Countries also have obligations with regard to businesses in their territory or under their jurisdiction. The Fourth Geneva Convention requires states parties to ensure respect for the convention, barring them from providing aid or assistance to unlawful activities in occupied territories. The UN Guiding Principles call on countries to develop guidelines to ensure that businesses operating in conflict-affected areas, including in situations of military occupation such as the occupied Palestinian territories, respect human rights.

In March 2016, the UN Human Rights Council passed Resolution 31/36, which called for the Office of the High Commissioner to “produce a database of all business enterprises” that “directly and indirectly, enabled, facilitated and profited from the construction and growth of the settlements.” It further called on states to take “appropriate measures to help to ensure that businesses domiciled in their territory and/or under their jurisdiction, including those owned or controlled by them, refrain from committing or contributing to gross human rights abuses of Palestinians.”

The resolution called for the report to be submitted during the March 2017 session of the UN Human Rights Council. In February, the Human Rights Council accepted High Commissioner for Human Rights Zeid al-Hussein’s recommendation to defer the report “for one time only” and submit it “as soon as possible, but no later than the end of December 2017.”

In November 2016, Human Rights Watch wrote to the high commissioner’s office with recommendations for the kinds of business activities and institutions to be included in the database.

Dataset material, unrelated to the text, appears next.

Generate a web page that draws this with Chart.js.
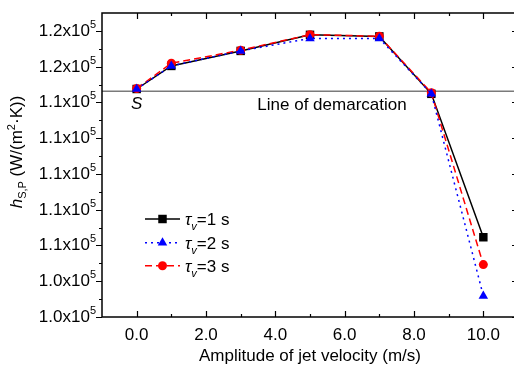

Earlier in November, the International Corporate Accountability Roundtable (ICAR) and a coalition of other groups working on corporate social responsibility wrote to the high commissioner’s office calling for “prompt release of the database.”

“Settlement businesses unavoidably contribute to Israeli policies that dispossess and harshly discriminate against Palestinians, while profiting from Israel’s theft of Palestinian land and other resources,” Whitson said. “The database will build pressure on businesses to cease carrying out these activities and comply with their human rights responsibilities.”